Official Man Sandwich I'd most want to be the meat of today:

http://entertainment.yahoo.com/shop?d=ap&id=1807763769&cf=pg&photoid=452330

Who is hotter and why:

1) Jessica Biel
2) Kate Bosworth

I have to go with the always lovely and captivating Kate Bosworth after seeing her in that almost non existent bikini in Blue Crush and the Hawaiian tan.


----------



## spanishannouncetable (Apr 23, 2002)

"Luckiest man alive today in Hollywood?"

Has to be Bob Goldthwait. He is married to Nikki Cox, damn him 









Bobcat









Nikki


----------



## Unthinkable (Sep 13, 2002)

Ok, so who has the nicer legs then: Stacy Kiebler or Nikki Cox? I have to give the slight edge to Kiebler, but man that's not an easy one to call.


----------



## gcutler (Mar 23, 2002)

Sorry, have a weakness for Redheads, NIKKI!!!!


----------



## jrjcd (Apr 23, 2002)

wait a sec-there's no way an inbred skunk like bobcat could be married to nikki cox...NO WAY!!!!!! Even if he was loaded and hung like a horse...i can't accept this....no way....

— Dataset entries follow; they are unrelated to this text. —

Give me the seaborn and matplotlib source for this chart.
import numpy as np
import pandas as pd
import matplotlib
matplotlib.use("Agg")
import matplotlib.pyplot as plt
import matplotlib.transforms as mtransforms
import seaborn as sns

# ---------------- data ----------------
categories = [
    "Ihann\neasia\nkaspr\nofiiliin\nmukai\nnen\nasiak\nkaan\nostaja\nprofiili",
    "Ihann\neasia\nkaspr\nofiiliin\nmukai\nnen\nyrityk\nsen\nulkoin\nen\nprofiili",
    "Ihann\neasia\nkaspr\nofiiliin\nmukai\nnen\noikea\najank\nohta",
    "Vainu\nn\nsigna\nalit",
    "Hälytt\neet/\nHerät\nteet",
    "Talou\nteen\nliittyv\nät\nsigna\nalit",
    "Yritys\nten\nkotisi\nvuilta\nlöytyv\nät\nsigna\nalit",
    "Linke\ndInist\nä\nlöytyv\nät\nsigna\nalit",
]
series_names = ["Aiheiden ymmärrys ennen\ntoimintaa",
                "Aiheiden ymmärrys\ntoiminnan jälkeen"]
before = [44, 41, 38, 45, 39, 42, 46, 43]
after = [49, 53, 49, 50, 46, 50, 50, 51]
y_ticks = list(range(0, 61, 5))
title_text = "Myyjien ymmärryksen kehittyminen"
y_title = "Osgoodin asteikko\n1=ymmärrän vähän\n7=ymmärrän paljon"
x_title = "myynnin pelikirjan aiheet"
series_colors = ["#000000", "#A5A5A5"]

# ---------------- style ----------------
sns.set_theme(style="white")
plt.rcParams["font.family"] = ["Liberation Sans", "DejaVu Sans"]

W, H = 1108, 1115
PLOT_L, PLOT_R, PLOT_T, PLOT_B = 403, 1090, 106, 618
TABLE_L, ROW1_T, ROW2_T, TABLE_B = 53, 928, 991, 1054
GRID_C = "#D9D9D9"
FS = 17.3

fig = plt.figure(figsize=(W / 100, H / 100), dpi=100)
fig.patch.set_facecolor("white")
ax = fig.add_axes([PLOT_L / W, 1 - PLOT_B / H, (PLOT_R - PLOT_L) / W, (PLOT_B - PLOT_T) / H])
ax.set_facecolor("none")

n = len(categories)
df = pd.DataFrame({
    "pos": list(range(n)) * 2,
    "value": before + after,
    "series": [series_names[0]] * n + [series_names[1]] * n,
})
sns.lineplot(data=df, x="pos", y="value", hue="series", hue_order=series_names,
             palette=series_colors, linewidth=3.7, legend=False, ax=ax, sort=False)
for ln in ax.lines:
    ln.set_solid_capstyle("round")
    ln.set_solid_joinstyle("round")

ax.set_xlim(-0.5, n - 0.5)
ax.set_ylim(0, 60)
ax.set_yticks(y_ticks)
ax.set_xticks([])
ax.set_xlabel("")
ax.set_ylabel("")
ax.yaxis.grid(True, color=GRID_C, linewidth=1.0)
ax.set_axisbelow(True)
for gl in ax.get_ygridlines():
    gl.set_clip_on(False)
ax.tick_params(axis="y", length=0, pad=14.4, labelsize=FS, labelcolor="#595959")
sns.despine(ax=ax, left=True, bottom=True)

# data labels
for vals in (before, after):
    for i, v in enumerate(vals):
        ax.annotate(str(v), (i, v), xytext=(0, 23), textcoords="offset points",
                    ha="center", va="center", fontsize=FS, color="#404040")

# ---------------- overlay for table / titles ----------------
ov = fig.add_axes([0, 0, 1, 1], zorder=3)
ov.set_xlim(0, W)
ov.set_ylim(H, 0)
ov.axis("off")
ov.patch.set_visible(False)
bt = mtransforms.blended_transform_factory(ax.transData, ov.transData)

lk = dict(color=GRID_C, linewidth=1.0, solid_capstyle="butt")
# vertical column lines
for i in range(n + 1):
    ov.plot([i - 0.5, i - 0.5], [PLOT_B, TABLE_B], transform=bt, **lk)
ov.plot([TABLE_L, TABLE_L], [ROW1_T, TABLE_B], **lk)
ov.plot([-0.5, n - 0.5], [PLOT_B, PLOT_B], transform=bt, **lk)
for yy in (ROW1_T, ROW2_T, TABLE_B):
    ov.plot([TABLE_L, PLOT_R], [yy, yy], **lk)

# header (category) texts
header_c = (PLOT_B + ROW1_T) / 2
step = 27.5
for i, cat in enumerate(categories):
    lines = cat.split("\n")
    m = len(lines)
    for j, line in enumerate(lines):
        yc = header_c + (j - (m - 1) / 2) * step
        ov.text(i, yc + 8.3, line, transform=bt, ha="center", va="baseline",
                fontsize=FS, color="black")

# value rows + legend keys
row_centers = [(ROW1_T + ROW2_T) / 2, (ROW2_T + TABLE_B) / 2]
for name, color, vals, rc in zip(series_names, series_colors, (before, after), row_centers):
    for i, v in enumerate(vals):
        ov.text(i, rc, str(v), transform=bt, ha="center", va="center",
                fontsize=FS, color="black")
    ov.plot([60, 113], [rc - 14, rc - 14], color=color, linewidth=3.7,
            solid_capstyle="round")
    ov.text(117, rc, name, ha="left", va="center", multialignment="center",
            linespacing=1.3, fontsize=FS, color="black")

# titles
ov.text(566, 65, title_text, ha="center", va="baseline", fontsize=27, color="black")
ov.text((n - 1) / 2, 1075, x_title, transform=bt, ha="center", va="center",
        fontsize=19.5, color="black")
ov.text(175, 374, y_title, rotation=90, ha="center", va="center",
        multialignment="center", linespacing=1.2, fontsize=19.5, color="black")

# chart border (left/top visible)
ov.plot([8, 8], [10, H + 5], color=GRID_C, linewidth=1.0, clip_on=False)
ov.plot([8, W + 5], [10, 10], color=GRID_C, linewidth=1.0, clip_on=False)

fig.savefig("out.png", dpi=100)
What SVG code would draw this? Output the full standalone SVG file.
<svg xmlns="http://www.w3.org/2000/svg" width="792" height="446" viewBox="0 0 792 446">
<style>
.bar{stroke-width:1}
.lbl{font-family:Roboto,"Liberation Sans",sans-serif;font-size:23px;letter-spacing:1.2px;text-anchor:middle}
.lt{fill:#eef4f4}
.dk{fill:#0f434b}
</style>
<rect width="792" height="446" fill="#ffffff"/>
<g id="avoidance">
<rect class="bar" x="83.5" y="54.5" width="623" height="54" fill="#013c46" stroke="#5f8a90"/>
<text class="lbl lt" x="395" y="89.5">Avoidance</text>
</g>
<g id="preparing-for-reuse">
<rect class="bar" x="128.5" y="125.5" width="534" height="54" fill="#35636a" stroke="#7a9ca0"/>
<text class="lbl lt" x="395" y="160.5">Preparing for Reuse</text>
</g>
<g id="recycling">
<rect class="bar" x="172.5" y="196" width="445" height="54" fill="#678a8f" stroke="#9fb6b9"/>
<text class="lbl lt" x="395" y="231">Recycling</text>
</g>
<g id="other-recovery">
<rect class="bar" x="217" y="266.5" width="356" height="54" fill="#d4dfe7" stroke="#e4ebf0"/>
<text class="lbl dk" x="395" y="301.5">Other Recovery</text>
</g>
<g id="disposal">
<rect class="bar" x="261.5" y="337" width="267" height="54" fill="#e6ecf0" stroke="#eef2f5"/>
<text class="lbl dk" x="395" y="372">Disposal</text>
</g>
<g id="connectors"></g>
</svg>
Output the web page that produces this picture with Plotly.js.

i think i'm about to lose my supper....


----------



## gcutler (Mar 23, 2002)

> _Originally posted by jrjcd _
> *wait a sec-there's no way an inbred skunk like bobcat could be married to nikki cox...NO WAY!!!!!! Even if he was loaded and hung like a horse...i can't accept this....no way....
> 
> i think i'm about to lose my supper.... *


jrjcd,

Top 10 things you feel when you find out Nikki Cox and Bobcat are married...

10) He has made a deal with the devil.
9) He must have a great cocaine connection
8) Nikki has to be a lesbian and bobcat never touches her
7) If Bobcat can get her, then wait a minute, I can do better than (sleeping in the garage for just thining that)
6) Nikki is a martian, and the only men on mars look like Bobcat, she dosen't know any better.
5) Hollywood is F*ed up!!!
4) I must never have recovered from the heroine overdose a few years ago and this must be a coma induced dreamed life.
3) You thought Billy Joel/Christie Brinkley's kid was scared which side the DNA would land on, imagine if Bobcat and Nikki had a kid.
2) Those strong TV studio lights really destroy the ability to see other than shadows
1) He has porno photos of her when she was 18 and threatens to release them every time she tries to leave him.


----------



## DarrellP (Apr 24, 2002)

I vote for #5.


----------



## Nick (Apr 23, 2002)

The only possible reason:

Bobcat can lick his eyebrows.


----------



## jrjcd (Apr 23, 2002)

GAG


----------